Mixed-valent structure, dielectric properties and defect chemistry of Ca1−3x/2TbxCu3Ti4−xTbxO12 ceramics

Single-phase Ca1−3x/2TbxCu3Ti4−xTbxO12 (0.025≤ x≤0.075) (CTCTT) ceramics with a cubic perovskite-like structure and a fine-grained microstructure (1.6‒2.3 µm) were prepared using a mixed oxides method. The results revealed that mixed valence states of Cu2+/Cu+, Ti4+/Ti3+, and Tb3+/Tb4+ coexisted in CTCTT. A multiphonon phenomenon in the Raman scattering at 1148, 1323, and 1502 cm−1 was reported for undoped and doped CTTO. Tb was mainly incorporated in the interior of the CTCTT grains rather than on the surface.
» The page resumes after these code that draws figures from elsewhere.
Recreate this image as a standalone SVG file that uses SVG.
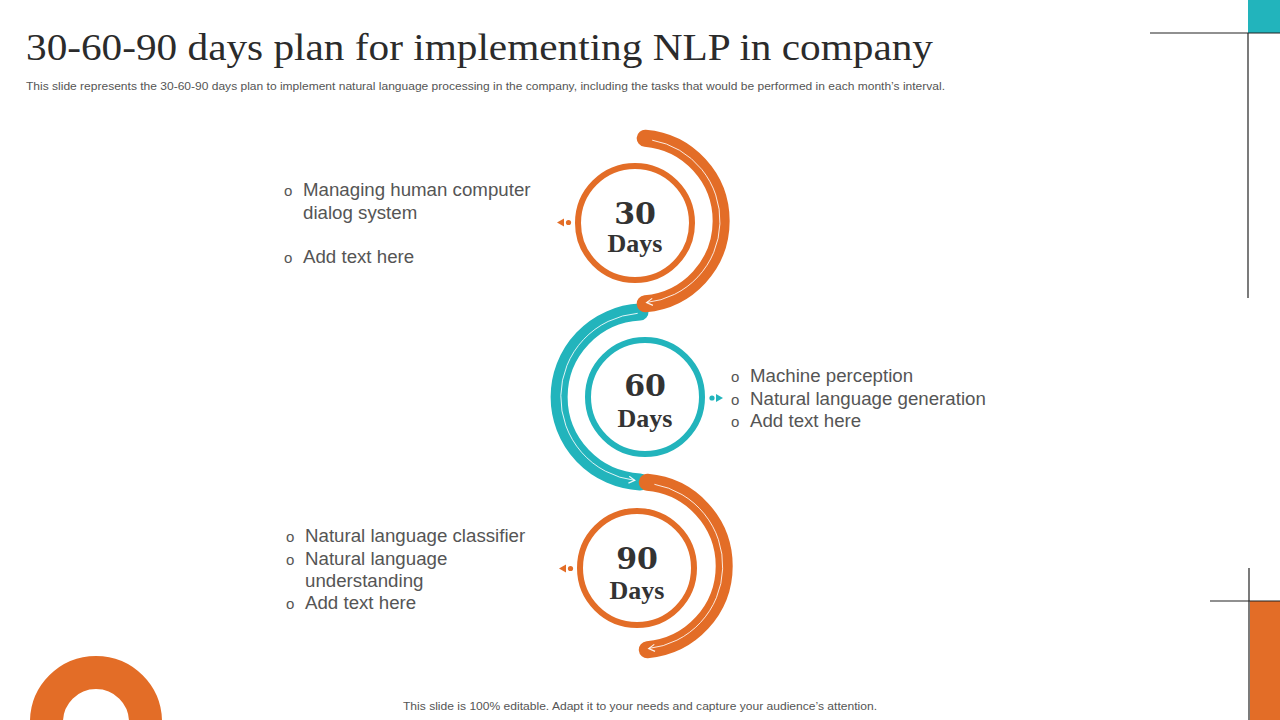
<svg xmlns="http://www.w3.org/2000/svg" width="1280" height="720" viewBox="0 0 1280 720">
<defs>
<style>
.title{font-family:"Liberation Serif","DejaVu Serif",serif;font-size:38px;fill:#2b2b2b}
.sub{font-family:"Liberation Sans",Arial,sans-serif;font-size:11px;fill:#555}
.txt{font-family:"Liberation Sans",Arial,sans-serif;font-size:18.7px;fill:#555}
.bul{font-family:"Liberation Sans",Arial,sans-serif;font-size:15px;fill:#555}
.num{font-family:"DejaVu Serif","Liberation Serif",serif;font-weight:bold;font-size:30px;fill:#333;text-anchor:middle}
.days{font-family:"Liberation Serif","DejaVu Serif",serif;font-weight:bold;font-size:26px;fill:#333;text-anchor:middle}
.arcO{fill:none;stroke:#E36D27;stroke-width:17;stroke-linecap:round}
.arcT{fill:none;stroke:#22B4BC;stroke-width:17;stroke-linecap:round}
.wl{fill:none;stroke:#fff;stroke-opacity:0.85;stroke-width:1;marker-end:url(#chev)}
.ringO{fill:#fff;stroke:#E36D27;stroke-width:6}
.ringT{fill:#fff;stroke:#22B4BC;stroke-width:6}
.dark{stroke:#222;stroke-width:1.2}
</style>
<marker id="chev" markerUnits="userSpaceOnUse" markerWidth="10" markerHeight="10" refX="7" refY="4" orient="auto">
<path d="M1,0.5 L7,4 L1,7.5" fill="none" stroke="#fff" stroke-opacity="0.9" stroke-width="1.2"/>
</marker>
</defs>
<rect width="1280" height="720" fill="#fff"/>

<g id="header">
<text class="title" x="26" y="60" textLength="907" lengthAdjust="spacingAndGlyphs">30-60-90 days plan for implementing NLP in company</text>
<text class="sub" x="26" y="90" textLength="919" lengthAdjust="spacingAndGlyphs">This slide represents the 30-60-90 days plan to implement natural language processing in the company, including the tasks that would be performed in each month’s interval.</text>
</g>

<g id="decorations">
<rect x="1248" y="0" width="32" height="33" fill="#22B4BC"/>
<line class="dark" x1="1150" y1="33" x2="1280" y2="33"/>
<line class="dark" x1="1248" y1="33" x2="1248" y2="298"/>
<rect x="1250" y="601" width="30" height="119" fill="#E36D27"/>
<line class="dark" x1="1210" y1="601" x2="1280" y2="601"/>
<line class="dark" x1="1249" y1="568" x2="1249" y2="720"/>
<circle cx="96" cy="722" r="49.5" fill="none" stroke="#E36D27" stroke-width="33"/>
</g>

<g id="connectors">
<path class="arcT" d="M640,312.1 A85,85 0 0 0 640,481.9"/>
<path class="wl" d="M637.7,313.3 A84,84 0 0 0 634.8,480.4"/>
<path class="arcO" d="M645.2,138.3 A83,83 0 0 1 645.2,303.7"/>
<path class="wl" d="M652.2,140.2 A82,82 0 0 1 646.6,302.5"/>
<path class="arcO" d="M647.3,482.3 A84,84 0 0 1 647.3,649.7"/>
<path class="wl" d="M654.4,484.3 A83,83 0 0 1 648.7,648.5"/>
</g>

<g id="node30">
<circle class="ringO" cx="635" cy="223" r="57"/>
<text class="num" x="635" y="224">30</text>
<text class="days" x="635" y="252">Days</text>
<polygon points="557,222.5 564,218.5 564,226.5" fill="#E36D27"/>
<circle cx="568.5" cy="222.5" r="2.6" fill="#E36D27"/>
</g>

<g id="node60">
<circle class="ringT" cx="645" cy="397" r="57"/>
<text class="num" x="645" y="396">60</text>
<text class="days" x="645" y="427">Days</text>
<circle cx="712" cy="398" r="2.6" fill="#22B4BC"/>
<polygon points="723,398 716,394 716,402" fill="#22B4BC"/>
</g>

<g id="node90">
<circle class="ringO" cx="637" cy="568" r="57"/>
<text class="num" x="637" y="569">90</text>
<text class="days" x="637" y="599">Days</text>
<polygon points="559,568.5 566,564.5 566,572.5" fill="#E36D27"/>
<circle cx="570.5" cy="568.5" r="2.6" fill="#E36D27"/>
</g>

<g id="text30">
<text class="bul" x="284" y="196">o</text>
<text class="txt" x="303" y="196">Managing human computer</text>
<text class="txt" x="303" y="219">dialog system</text>
<text class="bul" x="284" y="263">o</text>
<text class="txt" x="303" y="263">Add text here</text>
</g>

<g id="text60">
<text class="bul" x="731" y="382">o</text>
<text class="txt" x="750" y="382">Machine perception</text>
<text class="bul" x="731" y="405">o</text>
<text class="txt" x="750" y="405">Natural language generation</text>
<text class="bul" x="731" y="427">o</text>
<text class="txt" x="750" y="427">Add text here</text>
</g>

<g id="text90">
<text class="bul" x="286" y="542">o</text>
<text class="txt" x="305" y="542">Natural language classifier</text>
<text class="bul" x="286" y="565">o</text>
<text class="txt" x="305" y="565">Natural language</text>
<text class="txt" x="305" y="587">understanding</text>
<text class="bul" x="286" y="609">o</text>
<text class="txt" x="305" y="609">Add text here</text>
</g>

<g id="footer">
<text class="sub" x="403" y="710" textLength="474" lengthAdjust="spacingAndGlyphs">This slide is 100% editable. Adapt it to your needs and capture your audience’s attention.</text>
</g>
</svg>
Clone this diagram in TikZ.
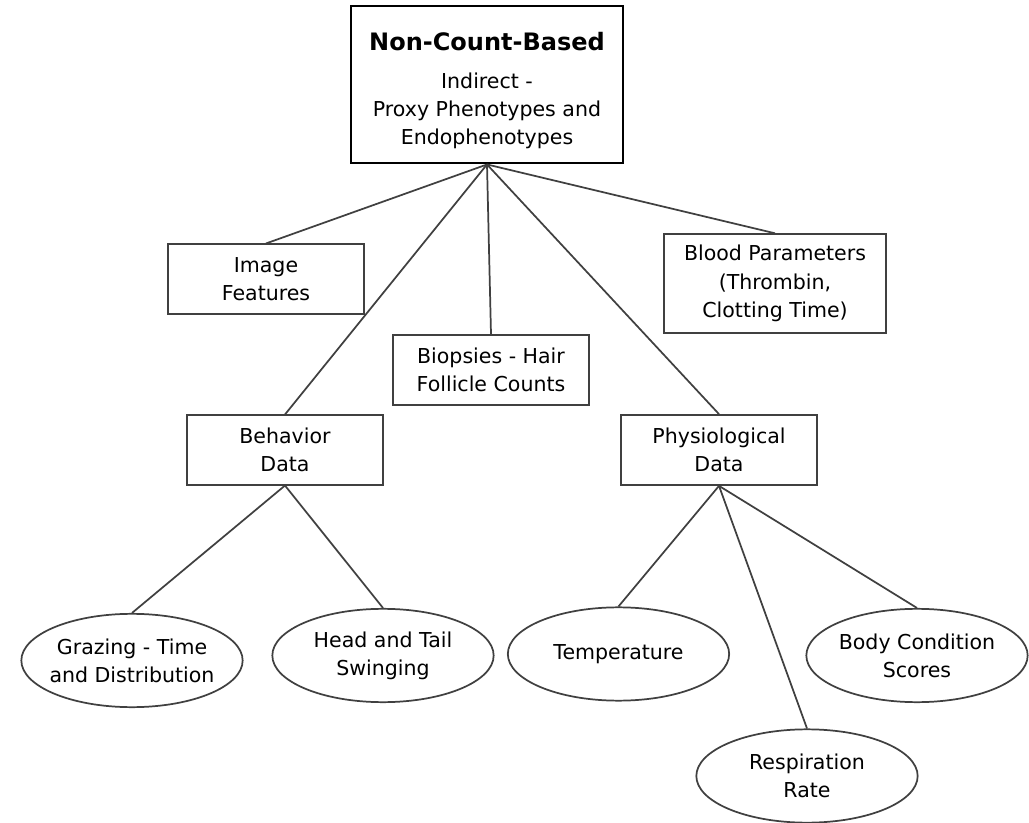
\documentclass[tikz,border=0pt]{standalone}
\usepackage{fontspec}
\setmainfont{DejaVu Sans}
\usetikzlibrary{shapes.geometric}

\tikzset{
  box/.style={draw=black!75, line width=1.3pt, rectangle, align=center, inner sep=0pt, minimum width=147pt, minimum height=52pt},
  oval/.style={draw=black!75, line width=1.3pt, ellipse, align=center, inner xsep=-4pt, inner ysep=0pt, minimum width=166pt, minimum height=70pt},
  link/.style={draw=black!75, line width=1.3pt}
}

\begin{document}
\begin{tikzpicture}[x=0.75pt, y=-0.75pt, font=\fontsize{15.4}{21.2}\selectfont]
  \useasboundingbox (0,0) rectangle (1029,823);
  % root
  \node[box, draw=black, line width=2.2pt, minimum width=204pt, minimum height=117.75pt] (top) at (487,84.5)
    {{\fontsize{18}{22}\selectfont\bfseries\rule{0pt}{23.3pt}Non-Count-Based}\\[7pt]Indirect -\\Proxy Phenotypes and\\Endophenotypes};
  % first level
  \node[box] (img) at (266,279) {Image\\Features};
  \node[box, minimum width=167pt, minimum height=74pt] (blood) at (775,283.5) {Blood Parameters\\(Thrombin,\\Clotting Time)};
  \node[box, minimum height=52.5pt] (bio) at (491,370) {Biopsies - Hair\\Follicle Counts};
  \node[box] (beh) at (285,450) {Behavior\\Data};
  \node[box, minimum height=52.5pt] (phys) at (719,450) {Physiological\\Data};
  % leaves
  \node[oval] (graz) at (132,660.5) {Grazing - Time\\and Distribution};
  \node[oval] (head) at (383,655.5) {Head and Tail\\Swinging};
  \node[oval] (temp) at (618.5,654) {Temperature};
  \node[oval] (body) at (917,655.5) {Body Condition\\Scores};
  \node[oval] (resp) at (807,776) {Respiration\\Rate};
  % links
  \draw[link] (top.south) -- (img.north);
  \draw[link] (top.south) -- (beh.north);
  \draw[link] (top.south) -- (bio.north);
  \draw[link] (top.south) -- (phys.north);
  \draw[link] (top.south) -- (blood.north);
  \draw[link] (beh.south) -- (graz.north);
  \draw[link] (beh.south) -- (head.north);
  \draw[link] (phys.south) -- (temp.north);
  \draw[link] (phys.south) -- (resp.north);
  \draw[link] (phys.south) -- (body.north);
\end{tikzpicture}
\end{document}
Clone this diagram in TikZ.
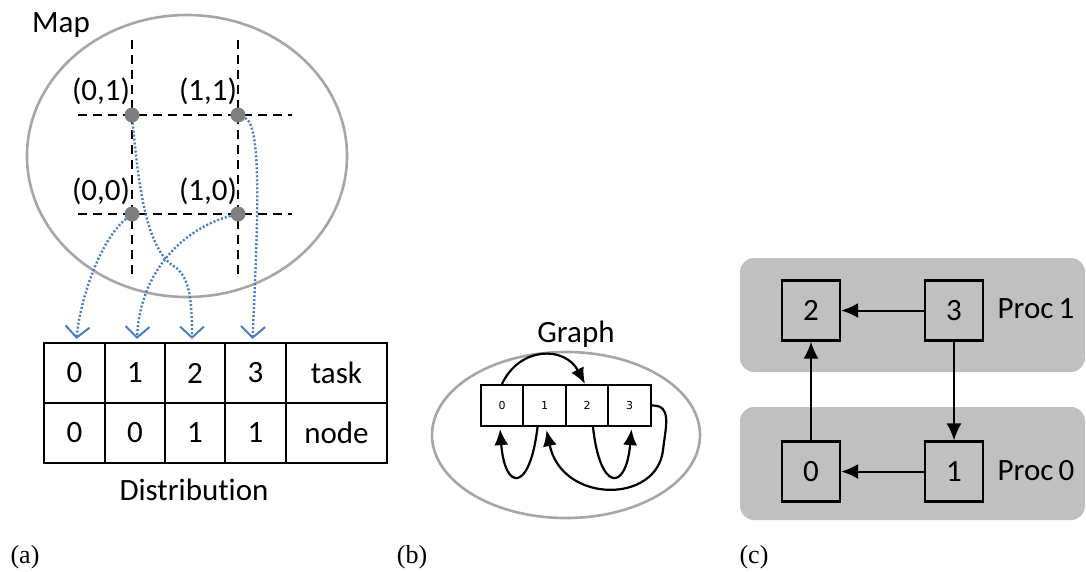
\documentclass[tikz,border=0pt]{standalone}
\usepackage{fontspec}
\setmainfont[Ligatures=NoCommon]{Carlito}
\newfontfamily\capfont{Liberation Serif}
\newfontfamily\gfont{DejaVu Sans}
\usetikzlibrary{arrows.meta,shapes.geometric}
\definecolor{ellgray}{HTML}{A6A6A6}
\definecolor{dotgray}{HTML}{7F7F7F}
\definecolor{blu}{HTML}{4A7EBB}
\definecolor{procgray}{HTML}{C0C0C0}
\begin{document}
\begin{tikzpicture}[x=1pt,y=-1pt,
  txt/.style={font=\fontsize{31}{31}\selectfont, inner sep=0},
  btxt/.style={font=\fontsize{31}{31}\selectfont, inner sep=0, anchor=base},
  cell/.style={draw, line width=2.2pt, minimum height=60pt, inner sep=0, font=\fontsize{31}{31}\selectfont},
  gcell/.style={draw, line width=2.2pt, minimum width=42.5pt, minimum height=41pt, inner sep=0, font=\gfont\fontsize{11}{11}\selectfont},
  pbox/.style={draw, line width=2.2pt, minimum width=58pt, minimum height=60pt, inner sep=0, font=\fontsize{31}{31}\selectfont},
  gridline/.style={dash pattern=on 9pt off 6pt, line width=2.2pt},
  mapto/.style={blu, line width=2.4pt, dash pattern=on 2pt off 2pt, -{Straight Barb[length=11pt,width=24pt,line width=2pt]}},
  garr/.style={line width=2.2pt, -{Latex[length=16pt,width=14pt]}},
  parr/.style={line width=2pt, -{Latex[length=17pt,width=15pt]}},
  gdot/.style={circle, fill=dotgray, minimum size=15pt, inner sep=0},
  captxt/.style={font=\capfont\fontsize{26}{26}\selectfont, anchor=base, inner sep=0},
  procbg/.style={fill=procgray, rounded corners=14pt, inner sep=0},
  oval/.style={ellipse, draw=ellgray, line width=2.6pt, inner sep=0}
]
\useasboundingbox (0,0) rectangle (1086,571);

% ---------------- (a) Map ----------------
\node[oval, minimum width=320pt, minimum height=282pt] (map) at (187,156) {};
\node[btxt] (maplbl) at (61,32) {Map};
\draw[gridline] (132,40) -- (132,275);
\draw[gridline] (238,40) -- (238,275);
\draw[gridline] (78,115) -- (292,115);
\draw[gridline] (78,214) -- (292,214);

% table
\node[cell, minimum width=61pt] (t0) at (74.5,373) {0};
\node[cell, minimum width=60pt] (t1) at (135,373) {1};
\node[cell, minimum width=60pt] (t2) at (195,373) {2};
\node[cell, minimum width=61pt] (t3) at (255.5,373) {3};
\node[cell, minimum width=101pt] (t4) at (336.5,373) {task};
\node[cell, minimum width=61pt] (n0) at (74.5,433) {0};
\node[cell, minimum width=60pt] (n1) at (135,433) {0};
\node[cell, minimum width=60pt] (n2) at (195,433) {1};
\node[cell, minimum width=61pt] (n3) at (255.5,433) {1};
\node[cell, minimum width=101pt] (n4) at (336.5,433) {node};
\node[btxt] (distlbl) at (194,500) {Distribution};

% dots
\node[gdot] (d01) at (132,115) {};
\node[gdot] (d11) at (238,115) {};
\node[gdot] (d00) at (132,214) {};
\node[gdot] (d10) at (238,214) {};
\node[btxt] (l01) at (101,100) {(0,1)};
\node[btxt] (l11) at (208,100) {(1,1)};
\node[btxt] (l00) at (101,200) {(0,0)};
\node[btxt] (l10) at (208,200) {(1,0)};

% blue mapping curves
\draw[mapto] (d00) .. controls (100,240) and (80,300) .. ([xshift=2pt,yshift=3pt]t0.north);
\draw[mapto] (d01) .. controls (138,180) and (145,245) .. (172,265) .. controls (190,275) and (192,300) .. ([xshift=-3pt,yshift=3pt]t2.north);
\draw[mapto] (d10) .. controls (185,228) and (140,270) .. ([xshift=2pt,yshift=3pt]t1.north);
\draw[mapto] (d11) .. controls (262,125) and (258,220) .. ([xshift=-3pt,yshift=3pt]t3.north);

% ---------------- (b) Graph ----------------
\node[oval, minimum width=268pt, minimum height=166pt] (gell) at (566,435) {};
\node[btxt] (graphlbl) at (576,342) {Graph};
\node[gcell] (g0) at (502,405.5) {0};
\node[gcell] (g1) at (544.5,405.5) {1};
\node[gcell] (g2) at (587,405.5) {2};
\node[gcell] (g3) at (629.5,405.5) {3};
\draw[garr] (g0.north) .. controls (520,346) and (565,346) .. ([xshift=-2pt]g2.north);
\draw[garr] ([xshift=-7pt]g1.south) .. controls (530,492) and (505,492) .. ([xshift=-2pt,yshift=-2pt]g0.south);
\draw[garr] ([xshift=6pt]g2.south) .. controls (600,492) and (626,492) .. ([xshift=2pt,yshift=-2pt]g3.south);
\draw[garr] (g3.east) .. controls (672,405) and (666,425) .. (663,450) .. controls (657,504) and (562,504) .. ([xshift=2pt,yshift=-3pt]g1.south);

% ---------------- (c) Processors ----------------
\node[procbg, minimum width=345pt, minimum height=114pt] (proc1) at (912.5,315) {};
\node[procbg, minimum width=345pt, minimum height=113pt] (proc0) at (912.5,463.5) {};
\node[pbox] (p2) at (811,310.5) {2};
\node[pbox] (p3) at (954,310.5) {3};
\node[pbox] (p0) at (811,471.5) {0};
\node[pbox] (p1) at (954,471.5) {1};
\node[txt] (proc1lbl) at (1036,309) {Proc\,1};
\node[txt] (proc0lbl) at (1036,471) {Proc\,0};
\draw[parr] (p3.west) -- (p2.east);
\draw[parr] (p3.south) -- (p1.north);
\draw[parr] (p0.north) -- (p2.south);
\draw[parr] (p1.west) -- (p0.east);

% captions
\node[captxt] (capa) at (25,563) {(a)};
\node[captxt] (capb) at (412,563) {(b)};
\node[captxt] (capc) at (754,563) {(c)};
\end{tikzpicture}
\end{document}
The dielectric permittivity of CTCTT (εr'RT =3590‒5200) decreased relative to CCTO (εr'RT =10240) at f =1 kHz, but the dielectric loss of CTCTT (the minimum value of tan δ=0.12 at RT) increased as a result of Tb doping. The defect chemistry of CTCTT is discussed. The internal barrier layers capacitance (IBLC) model was adopted for impedance spectroscopy (IS) analysis. The activation energies of the grain boundaries (Egb) and semi-conductive grains (Eg) for CTCTT were determined to be 0.52 eV and 104 meV, respectively. The IS and defect chemistry analyses confirmed that the decrease in the dielectric permittivity was mainly due to a decrease in conductivity in the semiconducting CTCTT grains caused by the acceptor effect of Tb4+ at the Ti site, which resulted in a decrease in the IBLC effect.